The location data change will take place in the coming weeks, Jen Fitzpatrick, a Google senior vice president, wrote in a blog post. The policy will also apply to trips to fertility clinics, domestic violence shelters, addiction treatment facilities and other sensitive locations.
Google, which holds reams of intimate information about its billions of users, has come under scrutiny since the Supreme Court’s decision last week to strike down Roe v. Wade, eliminating the constitutional right to an abortion after almost 50 years. Some supporters of reproductive rights have pushed people to delete apps that track their menstrual cycles online, while experts said search and location data from companies like Google are more likely to be used as evidence.

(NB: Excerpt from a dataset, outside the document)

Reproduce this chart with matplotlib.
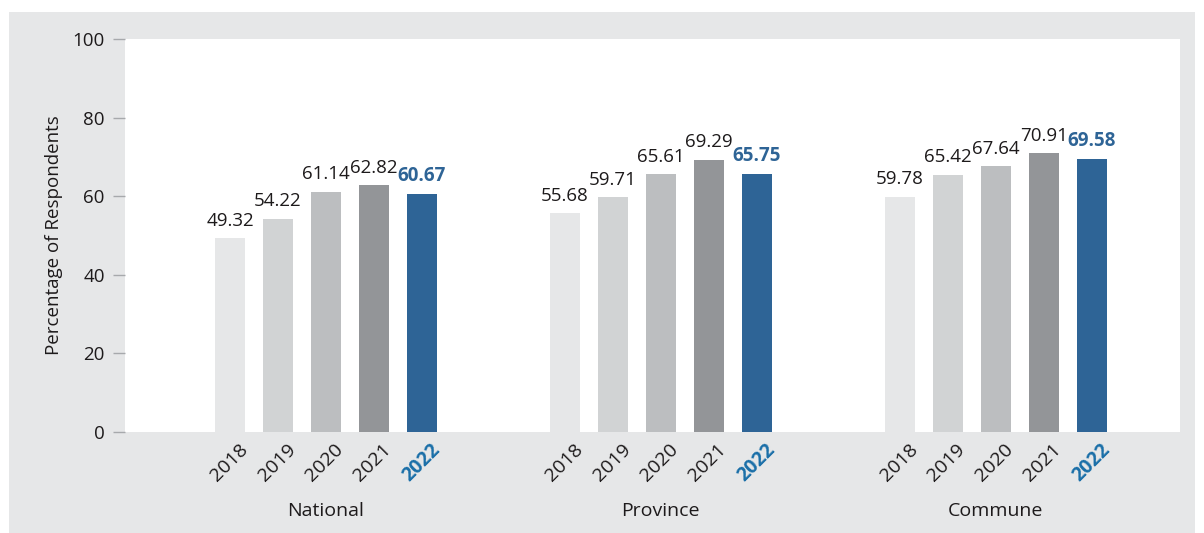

The overturning of Roe has more broadly renewed questions about how much data and digital trails people have produced, which could be used to surveil or target those who try and get an abortion. In states that allow bans or other limits on abortion, law enforcement is expected to be focused on taking action against medical providers, but information about individuals — including location data, payments data and more — is not hard to obtain through data brokers and other sources.
The Alphabet Workers Union, a group representing more than 800 people who work for Google’s parent company, Alphabet, demanded on Tuesday that the search giant delete any personal data that law enforcement could try to use to prosecute those who are getting abortions.

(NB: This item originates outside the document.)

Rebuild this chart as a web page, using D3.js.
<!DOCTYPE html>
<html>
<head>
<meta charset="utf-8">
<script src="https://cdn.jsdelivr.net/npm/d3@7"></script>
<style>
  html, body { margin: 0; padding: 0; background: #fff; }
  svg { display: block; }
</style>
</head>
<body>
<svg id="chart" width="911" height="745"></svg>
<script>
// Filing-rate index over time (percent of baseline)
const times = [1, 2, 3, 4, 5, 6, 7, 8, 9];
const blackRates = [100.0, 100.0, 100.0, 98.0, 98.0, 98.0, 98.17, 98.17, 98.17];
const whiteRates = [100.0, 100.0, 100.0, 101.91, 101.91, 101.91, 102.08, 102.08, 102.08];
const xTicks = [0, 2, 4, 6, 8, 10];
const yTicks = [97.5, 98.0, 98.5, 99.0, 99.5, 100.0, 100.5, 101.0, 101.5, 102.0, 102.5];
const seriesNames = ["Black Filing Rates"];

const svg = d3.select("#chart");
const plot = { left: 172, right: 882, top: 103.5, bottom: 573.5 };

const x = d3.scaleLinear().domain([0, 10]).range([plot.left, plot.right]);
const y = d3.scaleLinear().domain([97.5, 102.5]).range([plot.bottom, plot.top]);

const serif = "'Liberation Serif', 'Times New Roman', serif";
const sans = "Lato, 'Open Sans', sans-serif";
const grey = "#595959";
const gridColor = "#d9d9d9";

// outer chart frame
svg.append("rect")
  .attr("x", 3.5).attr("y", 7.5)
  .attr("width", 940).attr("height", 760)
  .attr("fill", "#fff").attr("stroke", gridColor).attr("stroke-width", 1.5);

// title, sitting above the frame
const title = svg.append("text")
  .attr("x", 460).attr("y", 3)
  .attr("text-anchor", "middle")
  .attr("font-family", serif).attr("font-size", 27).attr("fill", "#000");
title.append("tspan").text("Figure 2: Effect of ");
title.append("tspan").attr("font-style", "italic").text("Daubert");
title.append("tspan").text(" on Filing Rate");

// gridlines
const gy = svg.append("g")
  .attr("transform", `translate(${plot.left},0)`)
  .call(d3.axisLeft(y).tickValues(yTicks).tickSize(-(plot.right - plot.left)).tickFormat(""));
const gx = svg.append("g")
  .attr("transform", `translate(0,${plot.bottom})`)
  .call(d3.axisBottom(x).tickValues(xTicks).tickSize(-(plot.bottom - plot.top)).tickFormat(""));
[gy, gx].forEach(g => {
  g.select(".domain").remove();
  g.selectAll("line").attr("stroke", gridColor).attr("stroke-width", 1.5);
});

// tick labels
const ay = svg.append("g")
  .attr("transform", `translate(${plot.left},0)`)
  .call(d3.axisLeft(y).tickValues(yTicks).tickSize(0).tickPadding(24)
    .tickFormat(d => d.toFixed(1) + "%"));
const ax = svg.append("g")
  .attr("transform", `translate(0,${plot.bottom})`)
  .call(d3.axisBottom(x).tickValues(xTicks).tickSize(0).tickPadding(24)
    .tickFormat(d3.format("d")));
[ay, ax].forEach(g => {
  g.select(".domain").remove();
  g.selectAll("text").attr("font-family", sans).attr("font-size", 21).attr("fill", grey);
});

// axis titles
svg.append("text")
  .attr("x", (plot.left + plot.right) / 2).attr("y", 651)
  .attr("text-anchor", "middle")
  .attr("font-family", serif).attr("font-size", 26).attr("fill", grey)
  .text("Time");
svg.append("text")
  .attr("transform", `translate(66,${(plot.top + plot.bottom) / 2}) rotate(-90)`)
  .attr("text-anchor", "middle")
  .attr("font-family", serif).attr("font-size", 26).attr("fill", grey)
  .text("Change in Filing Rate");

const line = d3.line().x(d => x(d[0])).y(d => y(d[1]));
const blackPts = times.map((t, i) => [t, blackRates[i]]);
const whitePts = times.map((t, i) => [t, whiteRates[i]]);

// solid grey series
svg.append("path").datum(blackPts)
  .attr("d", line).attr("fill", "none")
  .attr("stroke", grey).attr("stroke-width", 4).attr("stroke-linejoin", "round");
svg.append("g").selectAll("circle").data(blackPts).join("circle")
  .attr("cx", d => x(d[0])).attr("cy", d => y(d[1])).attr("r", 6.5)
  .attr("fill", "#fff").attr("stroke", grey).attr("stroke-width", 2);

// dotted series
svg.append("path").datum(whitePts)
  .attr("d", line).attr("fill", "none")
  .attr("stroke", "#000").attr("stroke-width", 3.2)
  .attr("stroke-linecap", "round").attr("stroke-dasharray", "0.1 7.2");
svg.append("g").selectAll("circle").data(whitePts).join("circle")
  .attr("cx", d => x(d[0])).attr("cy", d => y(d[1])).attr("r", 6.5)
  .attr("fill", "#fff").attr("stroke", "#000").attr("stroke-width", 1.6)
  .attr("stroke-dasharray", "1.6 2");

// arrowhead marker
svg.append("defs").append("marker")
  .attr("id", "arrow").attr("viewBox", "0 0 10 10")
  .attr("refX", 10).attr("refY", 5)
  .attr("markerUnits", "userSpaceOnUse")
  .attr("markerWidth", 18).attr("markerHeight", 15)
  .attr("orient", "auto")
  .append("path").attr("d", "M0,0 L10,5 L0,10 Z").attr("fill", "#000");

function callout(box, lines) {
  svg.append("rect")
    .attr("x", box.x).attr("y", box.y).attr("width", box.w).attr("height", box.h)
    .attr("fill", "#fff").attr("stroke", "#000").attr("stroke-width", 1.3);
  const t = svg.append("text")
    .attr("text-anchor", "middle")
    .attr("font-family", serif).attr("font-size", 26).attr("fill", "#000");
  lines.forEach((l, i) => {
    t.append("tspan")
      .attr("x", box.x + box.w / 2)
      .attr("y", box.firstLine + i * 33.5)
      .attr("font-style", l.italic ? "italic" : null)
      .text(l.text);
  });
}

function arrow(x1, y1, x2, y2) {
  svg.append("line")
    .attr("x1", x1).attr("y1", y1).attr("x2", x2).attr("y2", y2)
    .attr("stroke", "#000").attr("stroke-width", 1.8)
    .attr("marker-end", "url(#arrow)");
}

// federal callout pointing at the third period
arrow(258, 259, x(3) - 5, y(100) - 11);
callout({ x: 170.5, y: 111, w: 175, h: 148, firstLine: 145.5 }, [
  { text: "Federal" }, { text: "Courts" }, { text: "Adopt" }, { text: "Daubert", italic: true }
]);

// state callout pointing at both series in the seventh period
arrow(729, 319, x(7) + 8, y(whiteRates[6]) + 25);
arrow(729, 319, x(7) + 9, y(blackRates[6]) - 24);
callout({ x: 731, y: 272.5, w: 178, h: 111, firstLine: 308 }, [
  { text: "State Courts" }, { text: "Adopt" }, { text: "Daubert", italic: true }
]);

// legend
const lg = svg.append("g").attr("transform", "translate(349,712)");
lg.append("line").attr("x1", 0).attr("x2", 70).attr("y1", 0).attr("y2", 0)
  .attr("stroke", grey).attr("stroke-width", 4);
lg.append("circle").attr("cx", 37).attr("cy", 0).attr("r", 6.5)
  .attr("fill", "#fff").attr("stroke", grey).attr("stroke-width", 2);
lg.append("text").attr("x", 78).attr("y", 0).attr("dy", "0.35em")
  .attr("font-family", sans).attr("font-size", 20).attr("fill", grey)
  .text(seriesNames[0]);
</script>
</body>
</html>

With Friday’s announcement, while Google will delete some location data, it did not commit to automatically deleting search records about abortions, which may also become sought after. Users must individually opt to delete their search history.
Google has been sued by the state of Texas, accused of continuing to track users even when they use the Chrome web browsers’ supposedly private Incognito Mode — which may further erode confidence that the company will purge all data when people try to browse privately.

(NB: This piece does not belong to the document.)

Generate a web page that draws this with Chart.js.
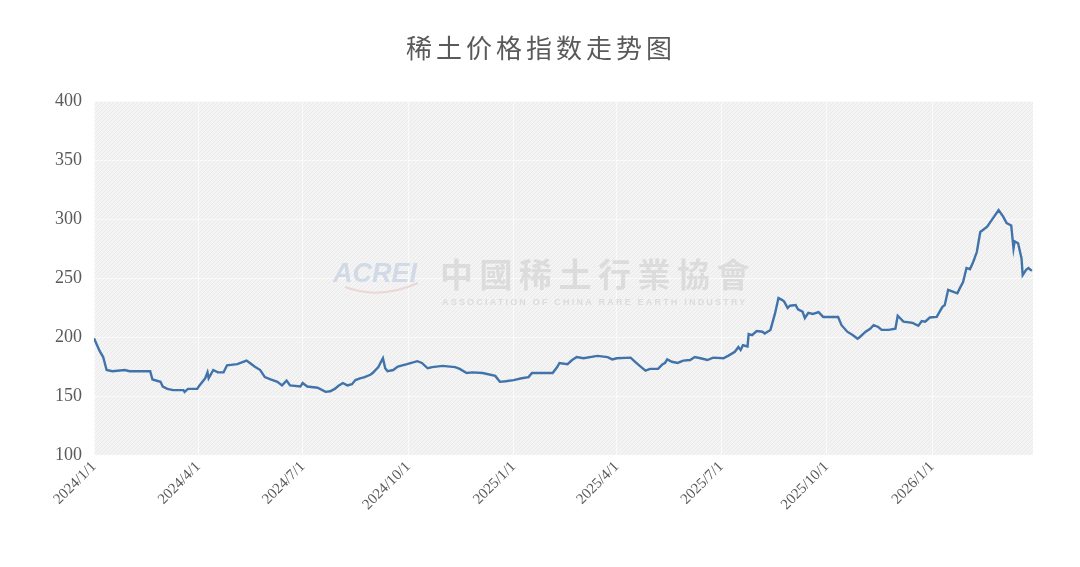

Google also made no commitments about changing the way it handles government data requests.
“We remain committed to protecting our users against improper government demands for data, and we will continue to oppose demands that are overly broad or otherwise legally objectionable,” Ms. Fitzpatrick wrote.
The company also said that users will soon be able to more quickly delete multiple menstruation logs stored on Fitbit, a health-tracking company owned by Google, rather than one at a time. The company also reminded users to employ existing settings options on Google to improve their online privacy.